Book Review | High Buildings, Low Morals by Rob Baker

[This review was first published on The London Society website in November 2017]

Fans of Rob Baker’s blog ‘Another Nickel in the Machine‘ and his earlier collection of tales of the West End of the 20th century, ‘Beautiful Idiots and Brilliant Lunatics‘ will not need any further recommendation to buy his new selection of stories of the characters – performers, club owners, crooks and hangers on – from London’s night life.

The title comes from a Noel Coward quote (and Coward is a recurrent visitor throughout the book) “I don’t know what London’s coming to – the higher the buildings, the lower the morals.” and provides a dozen cause celebres of the last century – huge stories in their time that filled acres of newsprint – which have now been completely forgotten.

There’s Tallulah Bankhead seducing schoolboys at Eton (“We don’t at all mind you taking some of the senior boys over for a smoke or drink or a little sex on a Sunday afternoon.
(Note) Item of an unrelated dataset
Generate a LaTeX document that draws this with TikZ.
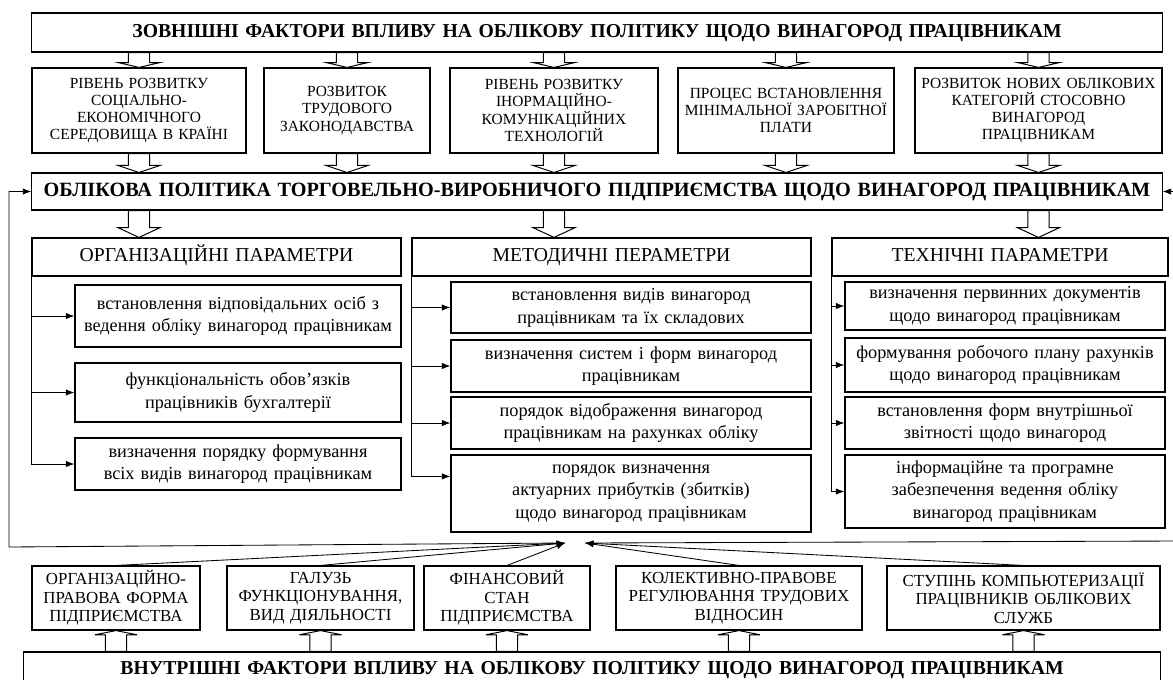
\documentclass[tikz,border=0pt]{standalone}
\usepackage{fontspec}
\setmainfont{Liberation Serif}
\usetikzlibrary{positioning,calc,arrows.meta}
\tikzstyle{plan} = [x = 0.025cm, y = -0.025cm]
\tikzstyle{boxStyle} = [draw, line width=0.8pt, align=center, inner sep=0pt]
\tikzstyle{titleText} = [font=\fontsize{14}{16}\selectfont\bfseries, text height=9.5pt, text depth=2.5pt]
\tikzstyle{mainText} = [font=\fontsize{14.4}{16}\selectfont\bfseries, text height=9.5pt, text depth=2.5pt]
\tikzstyle{factorText} = [font=\fontsize{11}{12.3}\selectfont]
\tikzstyle{innerFactorText} = [font=\fontsize{12}{13.2}\selectfont]
\tikzstyle{headText} = [font=\fontsize{14}{16}\selectfont, text height=9.5pt, text depth=2.5pt]
\tikzstyle{itemText} = [font=\fontsize{13}{16.2}\selectfont]
\tikzstyle{linkLine} = [line width=0.6pt, -{Latex[length=6pt,width=4.5pt]}]
\tikzstyle{blockArrowStyle} = [draw=black, fill=white, line width=0.7pt]
\newcommand{\pxpt}{0.71132}
\newcommand{\shaftHalf}{7.5pt}
\newcommand{\headHalf}{15pt}
\newcommand{\boxAt}[7]{%
  \pgfmathsetmacro{\boxW}{(#4-#2)*\pxpt}%
  \pgfmathsetmacro{\boxH}{(#5-#3)*\pxpt}%
  \pgfmathsetmacro{\boxT}{(#4-#2)*\pxpt-2}%
  \node [boxStyle, #6, minimum width=\boxW pt, minimum height=\boxH pt, text width=\boxT pt] (#1) at ({(#2+#4)/2}, {(#3+#5)/2}) {#7};}
\newcommand{\arrowDown}[3]{\filldraw [blockArrowStyle] let \p1 = #1, \p2 = #2 in ({\x2-\shaftHalf}, \y1) -- ({\x2+\shaftHalf}, \y1) -- ({\x2+\shaftHalf}, {\y2+#3}) -- ({\x2+\headHalf}, {\y2+#3}) -- (\x2, \y2) -- ({\x2-\headHalf}, {\y2+#3}) -- ({\x2-\shaftHalf}, {\y2+#3}) -- cycle;}
\newcommand{\arrowUp}[3]{\filldraw [blockArrowStyle] let \p1 = #1, \p2 = #2 in ({\x2-\shaftHalf}, \y1) -- ({\x2+\shaftHalf}, \y1) -- ({\x2+\shaftHalf}, {\y2-#3}) -- ({\x2+\headHalf}, {\y2-#3}) -- (\x2, \y2) -- ({\x2-\headHalf}, {\y2-#3}) -- ({\x2-\shaftHalf}, {\y2-#3}) -- cycle;}

\begin{document}
\begin{tikzpicture}[plan]
  \useasboundingbox (0,0) rectangle (1173,679);

  \boxAt{top}{32}{13}{1162}{52}{titleText}{ЗОВНІШНІ ФАКТОРИ ВПЛИВУ НА ОБЛІКОВУ ПОЛІТИКУ ЩОДО ВИНАГОРОД ПРАЦІВНИКАМ}
  \boxAt{f1}{32}{68}{246}{153}{factorText}{РІВЕНЬ РОЗВИТКУ\\ СОЦІАЛЬНО-\\ ЕКОНОМІЧНОГО\\ СЕРЕДОВИЩА В КРАЇНІ}
  \boxAt{f2}{264}{68}{430}{153}{factorText}{РОЗВИТОК\\ ТРУДОВОГО\\ ЗАКОНОДАВСТВА}
  \boxAt{f3}{450}{68}{658}{153}{factorText}{РІВЕНЬ РОЗВИТКУ\\ ІНОРМАЦІЙНО-\\ КОМУНІКАЦІЙНИХ\\ ТЕХНОЛОГІЙ}
  \boxAt{f4}{678}{68}{894}{153}{factorText}{ПРОЦЕС ВСТАНОВЛЕННЯ\\ МІНІМАЛЬНОЇ ЗАРОБІТНОЇ\\ ПЛАТИ}
  \boxAt{f5}{915}{68}{1162}{153}{factorText}{РОЗВИТОК НОВИХ ОБЛІКОВИХ\\ КАТЕГОРІЙ СТОСОВНО\\ ВИНАГОРОД\\ ПРАЦІВНИКАМ}
  \boxAt{main}{32}{173}{1162}{210}{mainText}{ОБЛІКОВА ПОЛІТИКА ТОРГОВЕЛЬНО-ВИРОБНИЧОГО ПІДПРИЄМСТВА ЩОДО ВИНАГОРОД ПРАЦІВНИКАМ}

  \boxAt{org}{32}{238}{401}{276}{headText}{ОРГАНІЗАЦІЙНІ ПАРАМЕТРИ}
  \boxAt{met}{412}{238}{811}{276}{headText}{МЕТОДИЧНІ ПЕРАМЕТРИ}
  \boxAt{tech}{832}{238}{1168}{276}{headText}{ТЕХНІЧНІ ПАРАМЕТРИ}

  \boxAt{os1}{75}{285}{401}{347}{itemText}{встановлення відповідальних осіб з\\ ведення обліку винагород працівникам}
  \boxAt{os2}{75}{363}{401}{422}{itemText}{функціональність обов’язків\\ працівників бухгалтерії}
  \boxAt{os3}{75}{438}{401}{490}{itemText}{визначення порядку формування\\ всіх видів винагород працівникам}

  \boxAt{ms1}{451}{282}{811}{333}{itemText}{встановлення видів винагород\\ працівникам та їх складових}
  \boxAt{ms2}{451}{340}{811}{392}{itemText}{визначення систем і форм винагород\\ працівникам}
  \boxAt{ms3}{451}{397}{811}{449}{itemText}{порядок відображення винагород\\ працівникам на рахунках обліку}
  \boxAt{ms4}{451}{455}{811}{532}{itemText}{порядок визначення\\ актуарних прибутків (збитків)\\ щодо винагород працівникам}

  \boxAt{ts1}{845}{282}{1165}{330}{itemText}{визначення первинних документів\\ щодо винагород працівникам}
  \boxAt{ts2}{845}{338}{1165}{392}{itemText}{формування робочого плану рахунків\\ щодо винагород працівникам}
  \boxAt{ts3}{845}{397}{1165}{449}{itemText}{встановлення форм внутрішньої\\ звітності щодо винагород}
  \boxAt{ts4}{845}{455}{1165}{528}{itemText}{інформаційне та програмне\\ забезпечення ведення обліку\\ винагород працівникам}

  \boxAt{b1}{32}{566}{200}{630}{innerFactorText}{ОРГАНІЗАЦІЙНО-\\ ПРАВОВА ФОРМА\\ ПІДПРИЄМСТВА}
  \boxAt{b2}{227}{566}{414}{630}{innerFactorText}{ГАЛУЗЬ\\ ФУНКЦІОНУВАННЯ,\\ ВИД ДІЯЛЬНОСТІ}
  \boxAt{b3}{424}{566}{590}{630}{innerFactorText}{ФІНАНСОВИЙ\\ СТАН\\ ПІДПРИЄМСТВА}
  \boxAt{b4}{616}{566}{862}{630}{innerFactorText}{КОЛЕКТИВНО-ПРАВОВЕ\\ РЕГУЛЮВАННЯ ТРУДОВИХ\\ ВІДНОСИН}
  \boxAt{b5}{887}{566}{1160}{630}{innerFactorText}{СТУПІНЬ КОМПЬЮТЕРИЗАЦІЇ\\ ПРАЦІВНИКІВ ОБЛІКОВИХ\\ СЛУЖБ}
  \boxAt{inner}{24}{652}{1160}{688}{titleText}{ВНУТРІШНІ ФАКТОРИ ВПЛИВУ НА ОБЛІКОВУ ПОЛІТИКУ ЩОДО ВИНАГОРОД ПРАЦІВНИКАМ}

  \foreach \f in {f1,f2,f3,f4,f5} {
    \arrowDown{(top.south -| \f.north)}{(\f.north)}{3.5pt}
    \arrowDown{(\f.south)}{(\f.south |- main.north)}{5pt}
  }
  \arrowDown{(f1.south |- main.south)}{(f1.south |- org.north)}{7pt}
  \arrowDown{(f3.south |- main.south)}{(f3.south |- met.north)}{7pt}
  \arrowDown{(f5.south |- main.south)}{(f5.south |- tech.north)}{7pt}
  \foreach \b in {b1,b2,b3,b4,b5} {
    \arrowUp{(\b.south |- inner.north)}{(\b.south)}{3pt}
  }

  \draw [linkLine] (org.south west) |- (os3.west);
  \foreach \s in {os1,os2} {
    \draw [linkLine] (org.south west |- \s.west) -- (\s.west);
  }
  \coordinate (ms4in) at ($(ms4.north west)+(0,22)$);
  \draw [linkLine] (met.south west) |- (ms4in);
  \foreach \s in {ms1,ms2,ms3} {
    \draw [linkLine] (met.south west |- \s.west) -- (\s.west);
  }
  \draw [linkLine] (tech.south west) |- (ts4.west);
  \foreach \s in {ts1,ts2,ts3} {
    \draw [linkLine] (tech.south west |- \s.west) -- (\s.west);
  }

  \coordinate (convLeft) at (565,543);
  \coordinate (convRight) at (585,543);
  \coordinate (leftTurn) at (9,547);
  \coordinate (rightTurn) at (1180,541);
  \draw [linkLine] (convLeft) -- (leftTurn) |- (main.west);
  \draw [linkLine] (convRight) -- (rightTurn) |- (main.east);
  \foreach \b in {b1,b2,b3} {
    \draw [linkLine] (\b.north) -- (convLeft);
  }
  \foreach \b in {b4,b5} {
    \draw [linkLine] (\b.north) -- (convRight);
  }
\end{tikzpicture}
\end{document}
That doesn’t upset me. What does upset me is you giving them cocaine before chapel.“) Or Lord Boothby – formerly Parliamentary Private Secretary to Winston Churchill – and his deeply suspect ‘friendship’ with Ronnie Kray, or the drug-related death of the actress Billie Carleton in 1918.

But these headline tales are really only the starting point for entertainingly discursive journeys through the society and associates of the principals, so the story of Margaret, Duchess of Argyll (nee Sweeney, nee Whigham), takes in Mussolini’s visit to London in 1922 (“He really is quite absurd“, opined the Foreign Secretary, Lord Curzon); the raffish clientele of the interwar Embassy Club; P G Wodehouse and Barbara Cartland, and the 1920s love triangle involving Jessie Matthews, Evelyn Laye and Sonnie Hale also gives us, inter alia, the background of Peppino Leoni and his Dean Street Quo Vadis restaurant. 

Great stories abound, such as Terry-Thomas (then plain Thomas Stevens) taking his first job as a transport clerk at Smithfield and turning up for work wearing “an olive-green pork pie hat, a taupe double-breasted suit decorated with a clove carnation, a multi-coloured tie and yellow wash leather gloves, twiddling a long cigarette holder and twirling a silver-topped malacca cane“. Or Graham Greene wandering Soho on ‘The Wednesday’, the worst night of the West End Blitz, looking for somewhere to eat. Baker’s other twitter account is Flashbak, photographs he has unearthed in various archives, so as you might expect, High Buildings, Low Morals is wonderfully illustrated with black and white pictures – publicity shots and movie stills of performers, advertising fliers and newspaper photos of the period. Despite some subediting infelicities this is a great read for any fan of social or entertainment history, or for anyone who just loves an anecdote.